Last week Japanese telco giant SoftBank and Intelsat and OneWeb announced a merger scheme that would boost Intelsat’s existing geostationary satellite fleet by adding around 650 low Earth orbiting (LEO) satellites. The first of these additional satellites could be in use by 2019.
It also means that Intelsat+OneWeb would be the world’s second major geostationary satellite player to embrace a lower orbiting fleet. The other is SES which already owns O3b, an existing 8-satellite fleet that will shortly expand to 16 satellites, and perhaps more. O3b operates at a Mid-Earth (MEO) orbiting height, higher than OneWeb.
But if Intelsat and SES understand the commercial logic of adding these new super-constellations, what about the other major satellite players.
Some are moving in that direction.
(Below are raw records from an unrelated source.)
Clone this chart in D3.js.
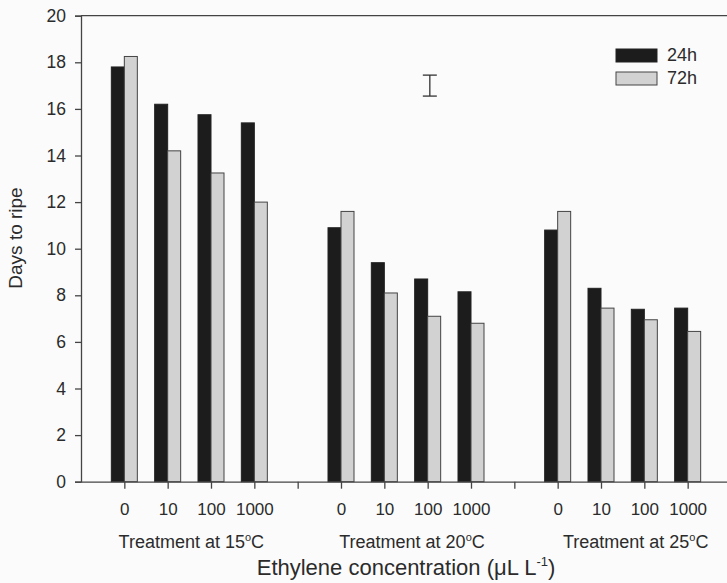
<!DOCTYPE html>
<html>
<head>
<meta charset="utf-8">
<script src="https://cdn.jsdelivr.net/npm/d3@7"></script>
<style>
  html, body { margin: 0; padding: 0; background: #fbfbfb; }
  svg { display: block; }
  text { font-family: "Liberation Sans", Arial, sans-serif; fill: #2b2b2b; }
</style>
</head>
<body>
<svg id="chart" width="727" height="583"></svg>
<script>
// Days to ripe after ethylene treatment, by temperature and exposure time
const groups = ["Treatment at 15", "Treatment at 20", "Treatment at 25"];
const concentrations = ["0", "10", "100", "1000"];
const series = ["24h", "72h"];
const values24h = [17.8, 16.2, 15.75, 15.4, 10.9, 9.4, 8.7, 8.15, 10.8, 8.3, 7.4, 7.45];
const values72h = [18.25, 14.2, 13.25, 12.0, 11.6, 8.1, 7.1, 6.8, 11.6, 7.45, 6.95, 6.45];
const yTicks = [0, 2, 4, 6, 8, 10, 12, 14, 16, 18, 20];
// LSD-style error bar shown above the bars
const errorBar = { slot: 7.05, low: 16.55, high: 17.45 };

const svg = d3.select("#chart");
const x = d3.scaleLinear().domain([-1, 14]).range([81, 731]);
const y = d3.scaleLinear().domain([0, 20]).range([481.7, 15.7]);
const barW = 0.3;
const axisColor = "#444";
const fontFamily = "'Liberation Sans', Arial, sans-serif";

// slot index of each bar: groups separated by an empty slot
const rows = [];
groups.forEach((g, gi) => {
  concentrations.forEach((c, ci) => {
    const k = gi * concentrations.length + ci;
    rows.push({ slot: gi * 5 + ci, v24: values24h[k], v72: values72h[k], conc: c });
  });
});

// bars
const barG = svg.append("g");
barG.selectAll("rect.d").data(rows).join("rect")
  .attr("x", d => x(d.slot - barW))
  .attr("width", d => x(d.slot) - x(d.slot - barW))
  .attr("y", d => y(d.v24))
  .attr("height", d => y(0) - y(d.v24))
  .attr("fill", "#1c1c1c")
  .attr("stroke", "#222").attr("stroke-width", 1);
barG.selectAll("rect.l").data(rows).join("rect")
  .attr("x", d => x(d.slot))
  .attr("width", d => x(d.slot + barW) - x(d.slot))
  .attr("y", d => y(d.v72))
  .attr("height", d => y(0) - y(d.v72))
  .attr("fill", "#d2d2d2")
  .attr("stroke", "#444").attr("stroke-width", 1);

// y axis
const yAxis = svg.append("g").attr("transform", `translate(${x(-1)},0)`)
  .call(d3.axisLeft(y).tickValues(yTicks).tickSize(6).tickPadding(9).tickFormat(d3.format("d")));
yAxis.select(".domain").attr("stroke", axisColor).attr("stroke-width", 1.3);
yAxis.selectAll(".tick line").attr("stroke", axisColor).attr("stroke-width", 1.3);
yAxis.selectAll(".tick text").style("font-size", "17.5px").attr("fill", "#2b2b2b")
  .style("font-family", fontFamily);

// x axis: ticks at each concentration and at the group separators
const tickSlots = rows.map(r => r.slot);
const sepSlots = [4, 9];
const xAxis = svg.append("g").attr("transform", `translate(0,${y(0)})`)
  .call(d3.axisBottom(x).tickValues(tickSlots.concat(sepSlots)).tickSize(7).tickSizeOuter(0)
    .tickFormat(s => { const r = rows.find(q => q.slot === s); return r ? r.conc : ""; }).tickPadding(14));
xAxis.select(".domain").attr("stroke", axisColor).attr("stroke-width", 1.3);
xAxis.selectAll(".tick line").attr("stroke", axisColor).attr("stroke-width", 1.3);
xAxis.selectAll(".tick text").style("font-size", "17px").attr("fill", "#2b2b2b")
  .style("font-family", fontFamily);

// top frame line
svg.append("line").attr("x1", x(-1)).attr("x2", x(14)).attr("y1", y(20)).attr("y2", y(20))
  .attr("stroke", axisColor).attr("stroke-width", 1.3);

// group labels with degree sign
const groupShift = [2, 6, 13];
groups.forEach((g, gi) => {
  const cx = (x(gi * 5) + x(gi * 5 + 3)) / 2 + groupShift[gi];
  const t = svg.append("text").attr("x", cx).attr("y", 548).attr("text-anchor", "middle")
    .style("font-size", "18px");
  t.append("tspan").text(g);
  t.append("tspan").text("o").attr("dy", -7).style("font-size", "11px");
  t.append("tspan").text("C").attr("dy", 7);
});

// axis titles
const xt = svg.append("text").attr("x", 406).attr("y", 575).attr("text-anchor", "middle")
  .style("font-size", "22px");
xt.append("tspan").text("Ethylene concentration (\u03bcL L");
xt.append("tspan").text("-1").attr("dy", -9).style("font-size", "13px");
xt.append("tspan").text(")").attr("dy", 9);

svg.append("text").attr("transform", "translate(22,238) rotate(-90)")
  .attr("text-anchor", "middle").style("font-size", "19px").text("Days to ripe");

// error bar
const eb = svg.append("g").attr("stroke", "#333").attr("stroke-width", 1.3);
eb.append("line").attr("x1", x(errorBar.slot)).attr("x2", x(errorBar.slot))
  .attr("y1", y(errorBar.high)).attr("y2", y(errorBar.low));
[errorBar.high, errorBar.low].forEach(v => {
  eb.append("line").attr("x1", x(errorBar.slot) - 7).attr("x2", x(errorBar.slot) + 7)
    .attr("y1", y(v)).attr("y2", y(v));
});

// legend
const legend = svg.append("g");
const legendFill = ["#1c1c1c", "#d2d2d2"];
const legendStroke = ["#222", "#444"];
series.forEach((s, i) => {
  legend.append("rect").attr("x", 616).attr("y", 49 + i * 23).attr("width", 41).attr("height", 13)
    .attr("fill", legendFill[i]).attr("stroke", legendStroke[i]).attr("stroke-width", 1);
  legend.append("text").attr("x", 667).attr("y", 61 + i * 23).style("font-size", "18px").text(s);
});
</script>
</body>
</html>
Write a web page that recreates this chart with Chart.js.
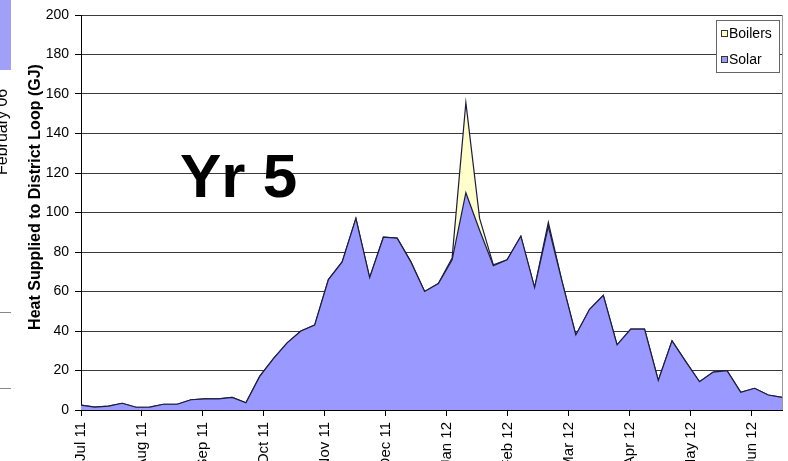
<!DOCTYPE html>
<html>
<head>
<meta charset="utf-8">
<script src="https://cdn.jsdelivr.net/npm/chart.js@4.4.0/dist/chart.umd.min.js"></script>
<style>
  html, body { margin: 0; padding: 0; background: #fff; overflow: hidden; }
  canvas { display: block; }
</style>
</head>
<body>
<canvas id="heatChart" width="788" height="461"></canvas>
<script>
// === Data (weekly, Jul 2011 - Jun 2012) ===
const monthLabels = ["Jul 11", "Aug 11", "Sep 11", "Oct 11", "Nov 11", "Dec 11",
  "Jan 12", "Feb 12", "Mar 12", "Apr 12", "May 12", "Jun 12"];

const solar = [2.5, 1.5, 2, 3.4, 1.4, 1.5, 2.9, 2.9, 5.2, 5.6, 5.6, 6.4, 3.7,
  17, 26, 34, 40, 43, 66, 75, 97, 67, 87.5, 87,
  75, 60, 64, 76, 110, 91, 73, 76, 88, 62,
  93, 65, 38, 51, 58, 33, 41, 41,
  15, 35, 24.5, 14.3, 19.2, 19.9, 9, 11, 7.6, 6.4];

const boilers = [0, 0, 0, 0, 0, 0, 0, 0, 0, 0, 0, 0, 0,
  0, 0, 0, 0, 0, 0, 0, 0, 0, 0, 0,
  0, 0, 0, 1, 45.6, 6, 0.5, 0, 0, 0,
  2, 0, 0, 0, 0, 0, 0, 0,
  0, 0, 0, 0, 0, 0, 0, 0, 0, 0];

const weekIndex = solar.map((_, i) => i);
const yTicksMax = 200;
const yTicksStep = 20;

const FONT = "Arial, 'Liberation Sans', sans-serif";

// === Decorations: axis title, big label, legend, slide remnants ===
const decor = {
  id: "decor",
  afterDraw(chart) {
    const c = chart.ctx;
    const area = chart.chartArea;
    c.save();

    // right plot border
    c.strokeStyle = "#9a9a9a";
    c.lineWidth = 1;
    c.beginPath();
    c.moveTo(area.right + 0.5, area.top);
    c.lineTo(area.right + 0.5, area.bottom);
    c.stroke();

    // y axis title
    c.save();
    c.translate(36, 197);
    c.rotate(-Math.PI / 2);
    c.fillStyle = "#000";
    c.font = "bold 16px " + FONT;
    c.textAlign = "center";
    c.textBaseline = "middle";
    c.fillText("Heat Supplied to District Loop (GJ)", 0, 0);
    c.restore();

    // big "Yr 5"
    c.fillStyle = "#000";
    c.font = "bold 62px " + FONT;
    c.textAlign = "left";
    c.textBaseline = "alphabetic";
    c.fillText("Yr 5", 180, 197);

    // legend
    c.fillStyle = "#fff";
    c.fillRect(716.5, 20.5, 63, 52);
    c.strokeStyle = "#666";
    c.strokeRect(716.5, 20.5, 63, 52);
    const items = [
      { label: "Boilers", color: "#FFFFCC", y: 34 },
      { label: "Solar", color: "#9999FF", y: 60 }
    ];
    c.font = "14px " + FONT;
    c.textBaseline = "middle";
    items.forEach(it => {
      c.fillStyle = it.color;
      c.fillRect(721.5, it.y - 3.5, 6, 6);
      c.strokeStyle = "#333";
      c.strokeRect(721.5, it.y - 3.5, 6, 6);
      c.fillStyle = "#000";
      c.fillText(it.label, 729, it.y);
    });

    // left edge remnants of the slide
    c.fillStyle = "#a0a0f8";
    c.fillRect(0, 0, 11, 70);
    c.strokeStyle = "#888";
    c.beginPath();
    c.moveTo(0, 312.5); c.lineTo(11, 312.5);
    c.moveTo(0, 388.5); c.lineTo(11, 388.5);
    c.stroke();
    c.save();
    c.translate(7, 175);
    c.rotate(-Math.PI / 2);
    c.fillStyle = "#000";
    c.font = "16px " + FONT;
    c.textAlign = "left";
    c.textBaseline = "alphabetic";
    c.fillText("February 06", 0, 0);
    c.restore();

    c.restore();
  }
};

// === Chart ===
const ctx = document.getElementById("heatChart").getContext("2d");
const heatChart = new Chart(ctx, {
  type: "line",
  data: {
    datasets: [
      {
        label: "Solar",
        data: weekIndex.map(i => ({ x: i, y: solar[i] })),
        borderColor: "#1c1c3c",
        borderWidth: 1.2,
        backgroundColor: "#9999FF",
        fill: "origin",
        pointRadius: 0,
        tension: 0
      },
      {
        label: "Boilers",
        data: weekIndex.map(i => ({ x: i, y: boilers[i] })),
        borderColor: "#1c1c3c",
        borderWidth: 1.2,
        backgroundColor: "#FFFFCC",
        fill: "-1",
        pointRadius: 0,
        tension: 0
      }
    ]
  },
  options: {
    responsive: false,
    animation: false,
    devicePixelRatio: 1,
    layout: { padding: { top: 15, right: 6, left: 0, bottom: 0 } },
    plugins: {
      legend: { display: false },
      tooltip: { enabled: false },
      title: { display: false }
    },
    scales: {
      x: {
        type: "linear",
        min: 0,
        max: weekIndex.length - 1,
        afterBuildTicks: scale => {
          const span = (weekIndex.length - 1) / 11.5;
          scale.ticks = monthLabels.map((_, k) => ({ value: k * span }));
        },
        afterFit: scale => { scale.height = 51; },
        ticks: {
          autoSkip: false,
          minRotation: 90,
          maxRotation: 90,
          padding: 6,
          color: "#000",
          font: { family: FONT, size: 15 },
          callback: (value, index) => monthLabels[index]
        },
        grid: {
          drawOnChartArea: false,
          drawTicks: true,
          tickLength: 6,
          tickColor: "#000"
        },
        border: { color: "#000", width: 1 }
      },
      y: {
        stacked: true,
        min: 0,
        max: yTicksMax,
        afterFit: scale => { scale.width = 81; },
        ticks: {
          stepSize: yTicksStep,
          padding: 6,
          color: "#000",
          font: { family: FONT, size: 14 }
        },
        grid: {
          color: "#3a3a3a",
          lineWidth: 1,
          tickLength: 6,
          tickColor: "#000"
        },
        border: { color: "#000", width: 1 }
      }
    }
  },
  plugins: [decor]
});
</script>
</body>
</html>
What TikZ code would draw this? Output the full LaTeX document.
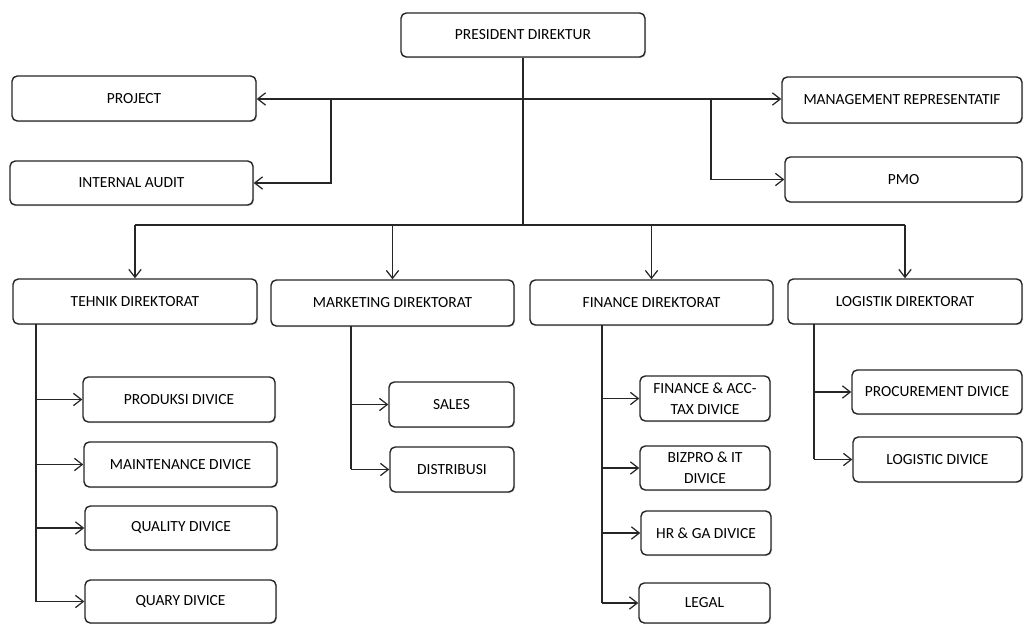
\documentclass[tikz,border=0pt]{standalone}
\usepackage{fontspec}
\setmainfont{Carlito}
\usetikzlibrary{arrows.meta,shadows}
\begin{document}
\begin{tikzpicture}[x=0.02cm,y=-0.02cm,
  box/.style={draw=black!85, line width=0.8pt, rounded corners=3pt, fill=white,
    inner sep=0pt, align=center, font=\fontsize{8.8}{12}\selectfont,
    drop shadow={shadow xshift=0.6pt, shadow yshift=-0.6pt, opacity=0.35}},
  conn/.style={draw=black!85, line width=0.8pt},
  arr/.style={conn, -{Straight Barb[length=4.5pt,width=7pt,line width=0.7pt]}},
  darr/.style={conn, {Straight Barb[length=4.5pt,width=7pt,line width=0.7pt]}-{Straight Barb[length=4.5pt,width=7pt,line width=0.7pt]}}]
\useasboundingbox (0,0) rectangle (1024,624);
% boxes
\node[box, minimum width=244*0.02cm, minimum height=44*0.02cm] (pres) at (523,35) {PRESIDENT DIREKTUR};
\node[box, minimum width=244*0.02cm, minimum height=45*0.02cm] (project) at (134,98.5) {PROJECT};
\node[box, minimum width=243*0.02cm, minimum height=44*0.02cm] (audit) at (131.5,183) {INTERNAL AUDIT};
\node[box, minimum width=240*0.02cm, minimum height=46*0.02cm] (mgmt) at (902,100) {MANAGEMENT REPRESENTATIF};
\node[box, minimum width=237*0.02cm, minimum height=45*0.02cm] (pmo) at (903.5,179.5) {PMO};
\node[box, minimum width=244*0.02cm, minimum height=45*0.02cm] (tehnik) at (135,301.5) {TEHNIK DIREKTORAT};
\node[box, minimum width=243*0.02cm, minimum height=46*0.02cm] (marketing) at (392.5,303) {MARKETING DIREKTORAT};
\node[box, minimum width=243*0.02cm, minimum height=45*0.02cm] (finance) at (651.5,302.5) {FINANCE DIREKTORAT};
\node[box, minimum width=234*0.02cm, minimum height=45*0.02cm] (logistik) at (905,301.5) {LOGISTIK DIREKTORAT};
\node[box, minimum width=192*0.02cm, minimum height=45*0.02cm] (produksi) at (179,399.5) {PRODUKSI DIVICE};
\node[box, minimum width=193*0.02cm, minimum height=45*0.02cm] (maint) at (180.5,464.5) {MAINTENANCE DIVICE};
\node[box, minimum width=192*0.02cm, minimum height=44*0.02cm] (quality) at (181,528) {QUALITY DIVICE};
\node[box, minimum width=191*0.02cm, minimum height=43*0.02cm] (quary) at (180.5,601.5) {QUARY DIVICE};
\node[box, minimum width=125*0.02cm, minimum height=45*0.02cm] (sales) at (451.5,404.5) {SALES};
\node[box, minimum width=124*0.02cm, minimum height=45*0.02cm] (distrib) at (452,469.5) {DISTRIBUSI};
\node[box, minimum width=130*0.02cm, minimum height=45*0.02cm] (finacc) at (705,398.5) {FINANCE \& ACC-\\TAX DIVICE};
\node[box, minimum width=130*0.02cm, minimum height=44*0.02cm] (bizpro) at (705,468) {BIZPRO \& IT\\DIVICE};
\node[box, minimum width=130*0.02cm, minimum height=44*0.02cm] (hrga) at (706,533) {HR \& GA DIVICE};
\node[box, minimum width=131*0.02cm, minimum height=40*0.02cm] (legal) at (704.5,603) {LEGAL};
\node[box, minimum width=170*0.02cm, minimum height=44*0.02cm] (procure) at (937,392) {PROCUREMENT DIVICE};
\node[box, minimum width=169*0.02cm, minimum height=45*0.02cm] (logdiv) at (937.5,459.5) {LOGISTIC DIVICE};
% junction coordinates
\coordinate (hub) at (523,99);
\coordinate (ja) at (331,99);
\coordinate (jp) at (711,99);
\coordinate (bar) at (523,225);
\coordinate (tt) at (36,324);
\coordinate (mt) at (351,326);
\coordinate (ft) at (602,325);
\coordinate (lt) at (814,324);
% top level
\draw[conn] (pres.south) -- (bar);
\draw[darr] (project.east |- hub) -- (mgmt.west |- hub);
\draw[arr] (ja) |- (audit.east);
\draw[arr] (jp) |- (pmo.west);
\draw[conn] (bar -| tehnik.north) -- (bar -| logistik.north);
\draw[arr] (bar -| tehnik.north) -- (tehnik.north);
\draw[arr] (bar -| marketing.north) -- (marketing.north);
\draw[arr] (bar -| finance.north) -- (finance.north);
\draw[arr] (bar -| logistik.north) -- (logistik.north);
% tehnik
\draw[conn] (tt) -- (tt |- quary.west);
\draw[arr] (tt |- produksi.west) -- (produksi.west);
\draw[arr] (tt |- maint.west) -- (maint.west);
\draw[arr] (tt |- quality.west) -- (quality.west);
\draw[arr] (tt |- quary.west) -- (quary.west);
% marketing
\draw[conn] (mt) -- (mt |- distrib.west);
\draw[arr] (mt |- sales.west) -- (sales.west);
\draw[arr] (mt |- distrib.west) -- (distrib.west);
% finance
\draw[conn] (ft) -- (ft |- legal.west);
\draw[arr] (ft |- finacc.west) -- (finacc.west);
\draw[arr] (ft |- bizpro.west) -- (bizpro.west);
\draw[arr] (ft |- hrga.west) -- (hrga.west);
\draw[arr] (ft |- legal.west) -- (legal.west);
% logistik
\draw[conn] (lt) -- (lt |- logdiv.west);
\draw[arr] (lt |- procure.west) -- (procure.west);
\draw[arr] (lt |- logdiv.west) -- (logdiv.west);
\end{tikzpicture}
\end{document}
For example, Telesat of Canada (the world’s fourth-largest operator) is building a pair of LEO test satellites – and has asked the FCC permission to build up to 117 satellites.
Arabsat of Saudi Arabia is another major player contemplating adding to its fleet with a lower orbiting fleet. Khalid Balkheyour, president/CEO at Arabsat, says that the company is also looking at other orbits besides geostationary. “We are looking at LEO and MEO, and very seriously. We cannot afford to miss the developments. How much we can invest and how we might invest is part of the strategic study now being worked on. We have not finalised our strategy. In general, we think it is better to partner for many obvious reasons, not least to gain knowledge form one another, and to share the market and risk. The minute you enter the LEO or MEO market you are then global. But this isn’t easy. We need the infrastructure on the ground, as well as the landing rights and other regulatory obligations. At the beginning it would be wise to partner, but we are not yet in a position to make a decision. We have to make a decision soon, and we expect to present to our Board this year.”
As yet there’s no news from Eutelsat as to what it plans it might have. Eutelsat, however, has some problems, not least as self-imposed limit on new spending and investments. But never say never. Intelsat found an innovative way around its massive debts via Japan’s Softbank, and Eutelsat is in a significantly better place as far as borrowings are concerned. But without a similar expansion strategy Eutelsat might find itself side-lined in the race to cover the globe with high-capacity broadband services.